The two-team problem
When you’re trying to eliminate fraud from your app marketing activity, this two-team system presents a barrier.
The responsibility for dealing with app install fraud generally falls to UA teams, who aren’t given much incentive to investigate and eliminate attribution theft because, whether they realise it or not, it’s artificially inflating their ROI figures.
This is why splitting up your install targets into silos of marketing and UA creates an internal blindspot where fraud may get ignored or pushed under the rug. It’s a very short-term approach to the problem of app install fraud which ultimately benefits no one but the perpetrators of the fraud.
However, if you combine the individual targets into one bigger-picture view of ROI, so that UA and marketing teams aren’t encouraged to compete with one another, there is much more incentive to eliminate fraud.
We’ve seen some clients make this move, and benefit from it greatly.

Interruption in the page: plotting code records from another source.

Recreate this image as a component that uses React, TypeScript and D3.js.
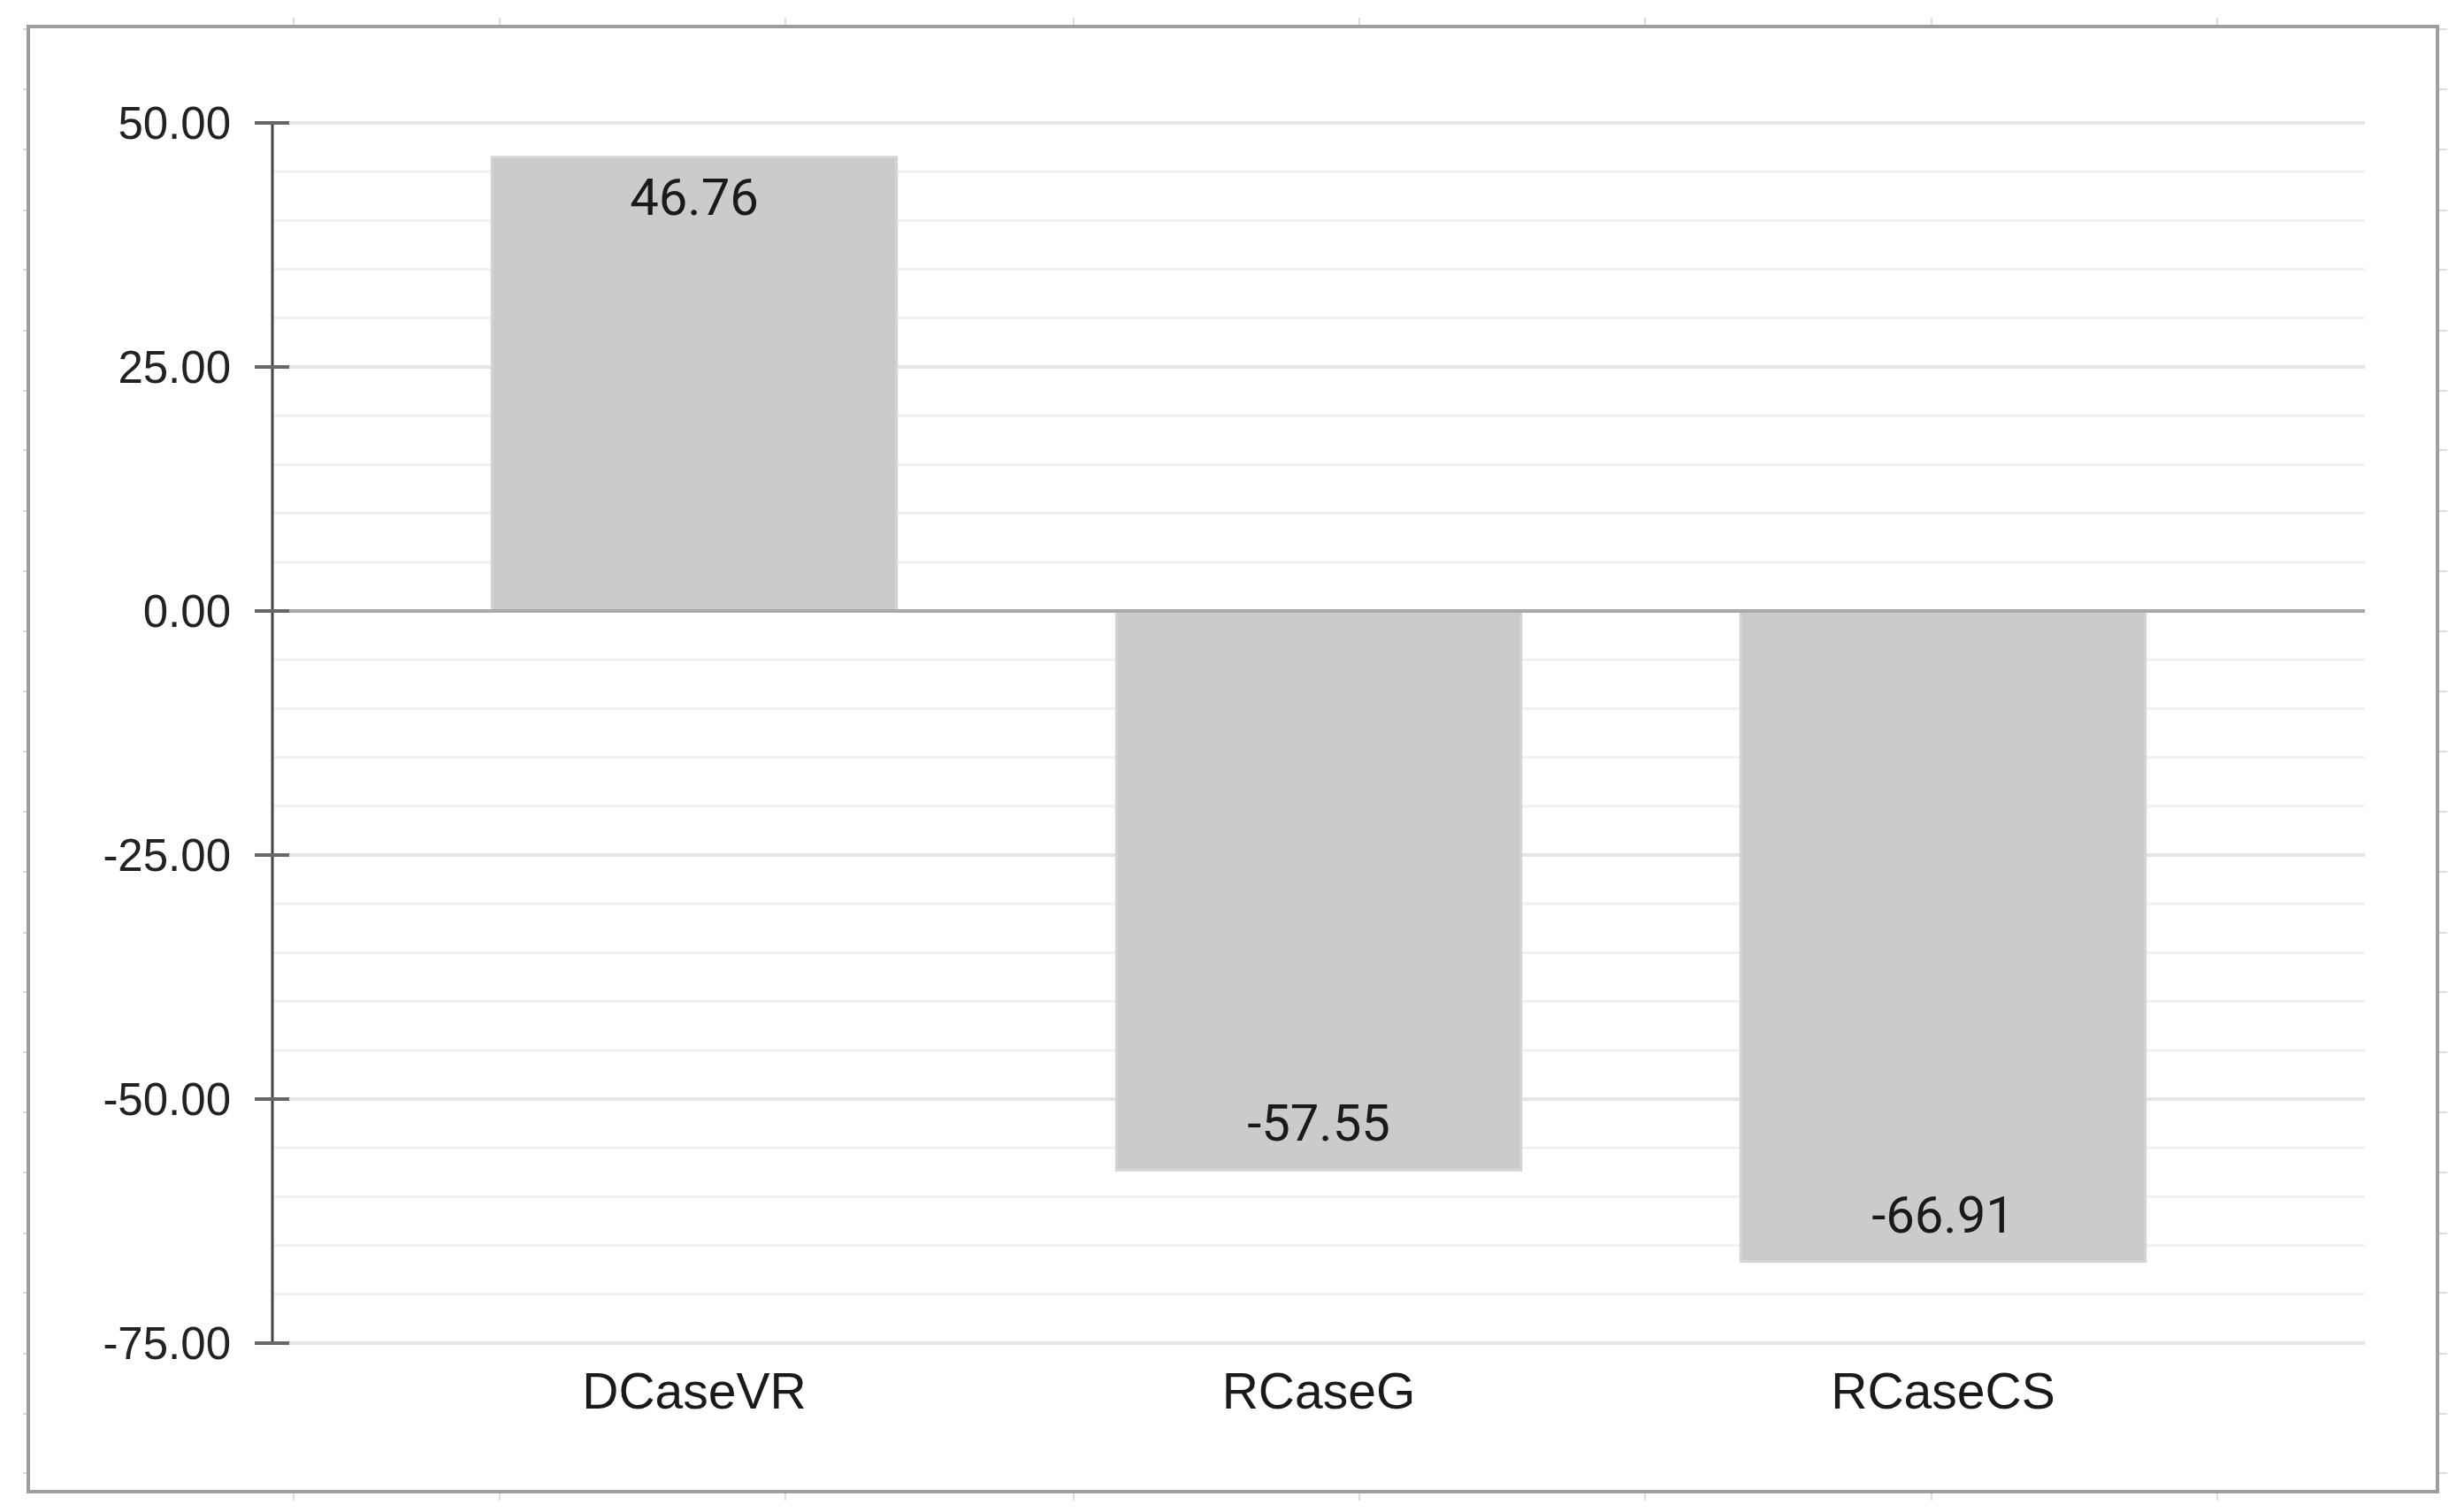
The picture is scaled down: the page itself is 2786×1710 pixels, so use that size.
import React from "react";
import * as d3 from "d3";

const categories = ["DCaseVR", "RCaseG", "RCaseCS"];
const values = [46.76, -57.55, -66.91];
const yMajorTicks = [50, 25, 0, -25, -50, -75];
const yGridTicks = d3.range(-75, 50.001, 5);
const frameTicksX = [332, 565, 888, 1214, 1537, 1860, 2184, 2507];
const frameTicksY = [33, 101, 169, 238, 305, 374, 442, 509, 578, 646, 714, 782, 850, 918, 986, 1055, 1122, 1190, 1258, 1326, 1395, 1462, 1531, 1599, 1666];

const W = 2786;
const H = 1710;
const frame = { left: 32, right: 2756, top: 30, bottom: 1687 };
const plot = { left: 308, right: 2674, top: 139, bottom: 1519 };

export default function App() {
  const y = d3.scaleLinear().domain([-75, 50]).range([plot.bottom, plot.top]);
  const x = d3
    .scaleBand<string>()
    .domain(categories)
    .range([432, 2550])
    .paddingInner(0.352)
    .paddingOuter(0.176);
  const f = d3.format(".2f");
  const fmt = (v: number) => f(v).replace("\u2212", "-");
  const edge = 3;

  return (
    <svg
      width={W}
      height={H}
      viewBox={`0 0 ${W} ${H}`}
      style={{ position: "absolute", left: 0, top: 0, display: "block", background: "#fff" }}
    >
      <rect x={0} y={0} width={W} height={H} fill="#ffffff" />
      {frameTicksX.map((fx, i) => (
        <g key={"fx" + i} stroke="#dcdcdc" strokeWidth={2}>
          <line x1={fx} x2={fx} y1={20} y2={frame.top} />
          <line x1={fx} x2={fx} y1={frame.bottom} y2={frame.bottom + 10} />
        </g>
      ))}
      {frameTicksY.map((fy, i) => (
        <g key={"fy" + i} stroke="#dcdcdc" strokeWidth={2}>
          <line x1={26} x2={frame.left} y1={fy} y2={fy} />
          <line x1={frame.right} x2={frame.right + 11} y1={fy} y2={fy} />
        </g>
      ))}
      <rect
        x={frame.left}
        y={frame.top}
        width={frame.right - frame.left}
        height={frame.bottom - frame.top}
        fill="#ffffff"
        stroke="#9e9e9e"
        strokeWidth={4}
      />
      {yGridTicks.map((t) => {
        const major = Math.round(t) % 25 === 0;
        if (Math.round(t) === 0) return null;
        return (
          <line
            key={"g" + t}
            x1={plot.left}
            x2={plot.right}
            y1={y(t)}
            y2={y(t)}
            stroke={major ? "#e4e4e4" : "#f0f0f0"}
            strokeWidth={major ? 4 : 3}
          />
        );
      })}
      {categories.map((c, i) => {
        const v = values[i];
        const yv = y(v) + (v >= 0 ? edge : -edge);
        const y0 = Math.min(yv, y(0));
        const y1 = Math.max(yv, y(0));
        return (
          <rect
            key={"b" + c}
            x={x(c)!}
            y={y0}
            width={x.bandwidth()}
            height={y1 - y0}
            fill="#cbcbcb"
            stroke="#d4d4d4"
            strokeWidth={3}
          />
        );
      })}
      <line x1={plot.left} x2={plot.right} y1={y(0)} y2={y(0)} stroke="#a9a9a9" strokeWidth={4} />
      <line x1={plot.left} x2={plot.left} y1={y(50)} y2={y(-75)} stroke="#444444" strokeWidth={3} />
      {yMajorTicks.map((t) => (
        <g key={"t" + t}>
          <line x1={plot.left - 20} x2={plot.left + 19} y1={y(t)} y2={y(t)} stroke="#666666" strokeWidth={4} />
          <text
            x={261}
            y={y(t) + 18}
            textAnchor="end"
            fontFamily="'Liberation Sans', Arial, sans-serif"
            fontSize={51}
            fill="#222222"
          >
            {fmt(t)}
          </text>
        </g>
      ))}
      {categories.map((c, i) => {
        const v = values[i];
        const cx = x(c)! + x.bandwidth() / 2;
        const ty = v >= 0 ? y(v) + 68 : y(v) - 36;
        return (
          <text
            key={"v" + c}
            x={cx}
            y={ty}
            textAnchor="middle"
            fontFamily="Roboto, 'Liberation Sans', sans-serif"
            fontSize={58}
            fill="#1a1a1a"
          >
            {fmt(v)}
          </text>
        );
      })}
      {categories.map((c) => (
        <text
          key={"c" + c}
          x={x(c)! + x.bandwidth() / 2}
          y={plot.bottom + 74}
          textAnchor="middle"
          fontFamily="'Liberation Sans', Arial, sans-serif"
          fontSize={57}
          fill="#1a1a1a"
        >
          {c}
        </text>
      ))}
    </svg>
  );
}
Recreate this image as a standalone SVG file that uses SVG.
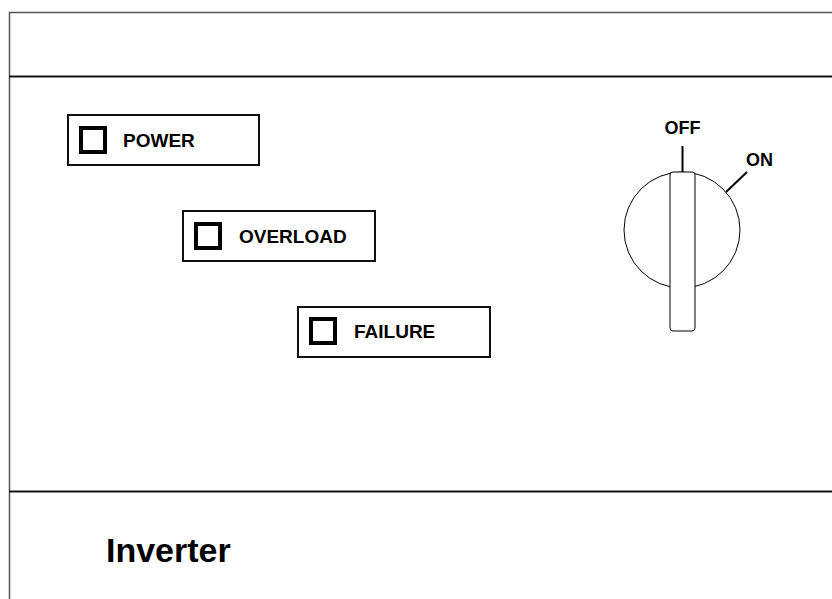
<svg xmlns="http://www.w3.org/2000/svg" width="832" height="599" viewBox="0 0 832 599">
<style>
.lbl{font-family:"Liberation Sans",Arial,sans-serif;font-weight:bold;font-size:19px;fill:#000}
.sw{font-size:18px}
.box{fill:#fff;stroke:#111;stroke-width:2}
.led{fill:#fff;stroke:#000;stroke-width:4}
.thin{fill:none;stroke:#000;stroke-width:1}
</style>
<rect width="832" height="599" fill="#fff"/>
<g id="frame">
<rect x="9.5" y="12.5" width="840" height="600" fill="none" stroke="#555" stroke-width="1.5"/>
<line x1="9" y1="76.5" x2="832" y2="76.5" stroke="#111" stroke-width="2"/>
<line x1="9" y1="491.5" x2="832" y2="491.5" stroke="#111" stroke-width="2"/>
</g>
<g id="power">
<rect class="box" x="68" y="115" width="191" height="50"/>
<rect class="led" x="81" y="128" width="24" height="24"/>
<text class="lbl" x="123" y="147">POWER</text>
</g>
<g id="overload">
<rect class="box" x="183" y="211" width="192" height="50"/>
<rect class="led" x="196" y="224" width="24" height="24"/>
<text class="lbl" x="239" y="243">OVERLOAD</text>
</g>
<g id="failure">
<rect class="box" x="298" y="307" width="192" height="50"/>
<rect class="led" x="311" y="319" width="24" height="24"/>
<text class="lbl" x="354" y="338">FAILURE</text>
</g>
<g id="switch">
<circle class="thin" cx="682" cy="230" r="58"/>
<line x1="682.5" y1="146" x2="682.5" y2="172" stroke="#000" stroke-width="2"/>
<line x1="726" y1="192" x2="747" y2="172" stroke="#000" stroke-width="2"/>
<rect x="670" y="172" width="25" height="159" rx="3" fill="#fff" stroke="#000" stroke-width="1"/>
<text class="lbl sw" x="682.5" y="134" text-anchor="middle">OFF</text>
<text class="lbl sw" x="746" y="166">ON</text>
</g>
<g id="title">
<text class="lbl" x="106" y="562" style="font-size:34px">Inverter</text>
</g>
</svg>
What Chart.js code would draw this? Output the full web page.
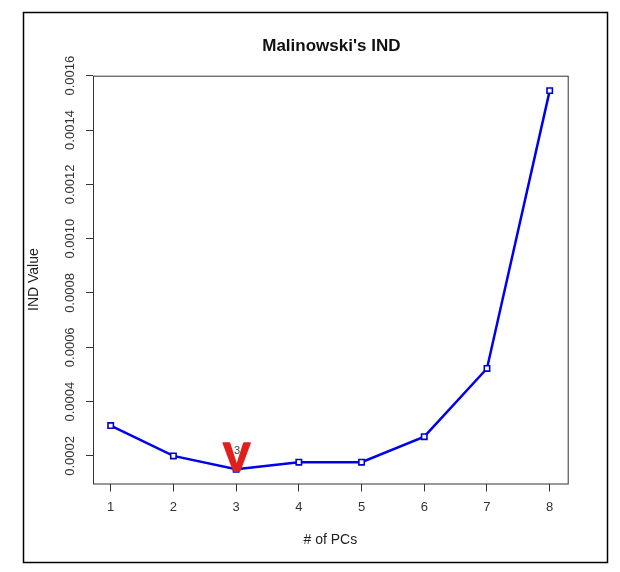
<!DOCTYPE html>
<html>
<head>
<meta charset="utf-8">
<script src="https://cdn.jsdelivr.net/npm/chart.js@4/dist/chart.umd.min.js"></script>
<style>
  html, body { margin: 0; padding: 0; background: #fff; }
  canvas { display: block; }
</style>
</head>
<body>
<canvas id="grafico" width="620" height="572"></canvas>
<script>
// numero de PCs e valor do IND
const pcs = [1, 2, 3, 4, 5, 6, 7, 8];
const indValues = [0.000312, 0.000200, 0.000151, 0.000177, 0.000177, 0.000271, 0.000522, 0.001545];

const xTicks = [1, 2, 3, 4, 5, 6, 7, 8];
const yTicks = [0.0002, 0.0004, 0.0006, 0.0008, 0.0010, 0.0012, 0.0014, 0.0016];
const yTickLabels = ["0.0002", "0.0004", "0.0006", "0.0008", "0.0010", "0.0012", "0.0014", "0.0016"];

const markedPC = 3;          // minimo marcado com o "V"
const markedLabel = "3";

const FONT = "'Liberation Sans', Arial, sans-serif";
const INK = "#333";

// moldura externa, caixa do grafico, titulo, ticks do eixo y e marca vermelha
const extras = {
  id: "extras",
  beforeDraw(chart) {
    const ctx = chart.ctx;
    ctx.save();
    ctx.fillStyle = "#fff";
    ctx.fillRect(0, 0, chart.width, chart.height);
    ctx.strokeStyle = "#000";
    ctx.lineWidth = 1.5;
    ctx.strokeRect(23.5, 12.5, 584, 550);
    ctx.restore();
  },
  afterDraw(chart) {
    const ctx = chart.ctx;
    const a = chart.chartArea;
    const y = chart.scales.y;
    const x = chart.scales.x;
    ctx.save();

    ctx.strokeStyle = INK;
    ctx.lineWidth = 1;
    ctx.strokeRect(a.left + 0.5, a.top + 0.5, a.right - a.left, a.bottom - a.top);

    ctx.fillStyle = "#111";
    ctx.font = "bold 17px " + FONT;
    ctx.textAlign = "center";
    ctx.textBaseline = "middle";
    ctx.fillText("Malinowski's IND", (a.left + a.right) / 2 + 1, 46);

    ctx.fillStyle = INK;
    ctx.font = "13px " + FONT;
    yTicks.forEach((v, i) => {
      const py = y.getPixelForValue(v);
      ctx.save();
      ctx.translate(70, py);
      ctx.rotate(-Math.PI / 2);
      ctx.fillText(yTickLabels[i], 0, 0);
      ctx.restore();
    });

    const i = pcs.indexOf(markedPC);
    const px = x.getPixelForValue(pcs[i]);
    const py = y.getPixelForValue(indValues[i]);
    ctx.fillStyle = "#e0201c";
    ctx.strokeStyle = "#e0201c";
    ctx.lineWidth = 1.6;
    ctx.lineJoin = "round";
    ctx.font = "bold 41px " + FONT;
    ctx.textBaseline = "alphabetic";
    ctx.fillText("V", px + 0.5, py + 2);
    ctx.strokeText("V", px + 0.5, py + 2);
    ctx.fillStyle = "#444";
    ctx.font = "11px " + FONT;
    ctx.textBaseline = "middle";
    ctx.fillText(markedLabel, px + 1, py - 18);

    ctx.restore();
  }
};

new Chart(document.getElementById("grafico"), {
  type: "line",
  data: {
    datasets: [{
      data: pcs.map((p, i) => ({ x: p, y: indValues[i] })),
      borderColor: "#0000ee",
      borderWidth: 2.5,
      tension: 0,
      pointStyle: "rect",
      pointRadius: 3.8,
      pointBorderWidth: 1.6,
      pointBorderColor: "#0000cc",
      pointBackgroundColor: "#fff"
    }]
  },
  options: {
    responsive: false,
    devicePixelRatio: 1,
    animation: false,
    layout: { padding: { left: 0, top: 75.7, right: 52.3, bottom: 0 } },
    plugins: {
      legend: { display: false },
      title: { display: false },
      tooltip: { enabled: false }
    },
    scales: {
      x: {
        type: "linear",
        min: 0.718,
        max: 8.287,
        afterBuildTicks: s => { s.ticks = xTicks.map(v => ({ value: v })); },
        afterFit: s => { s.height = 572 - 483.5; },
        border: { display: false },
        grid: { drawOnChartArea: false, drawTicks: true, tickLength: 8, tickColor: INK, lineWidth: 1 },
        ticks: { color: INK, font: { family: FONT, size: 13 }, padding: 8, maxRotation: 0 },
        title: {
          display: true,
          text: "# of PCs",
          color: "#222",
          font: { family: FONT, size: 14 },
          padding: { top: 0, bottom: 23 }
        }
      },
      y: {
        type: "linear",
        min: 0.0000985,
        max: 0.0016,
        afterBuildTicks: s => { s.ticks = yTicks.map(v => ({ value: v })); },
        afterFit: s => { s.width = 93; },
        border: { display: false },
        grid: { drawOnChartArea: false, drawTicks: true, tickLength: 7, tickColor: INK, lineWidth: 1 },
        ticks: { display: false },
        title: {
          display: true,
          text: "IND Value",
          color: "#222",
          font: { family: FONT, size: 14 },
          padding: { top: 26, bottom: 0 }
        }
      }
    }
  },
  plugins: [extras]
});
</script>
</body>
</html>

Breaking down the existing silos and aligning targets means that everyone gets properly recognised for their hard work, both teams are motivated to combat fraud, and the company as a whole ends up spending less money to achieve the same amount of installs.
Evolution is a necessity in this business. Not that long ago, app companies used to set their targets entirely on app install volume – but we’ve since realised that this is a dead end and moved onto a more holistic ROI metric. As the industry continues to grow, it’s time to evolve again, and turn the silos of UA and marketing into one joint effort.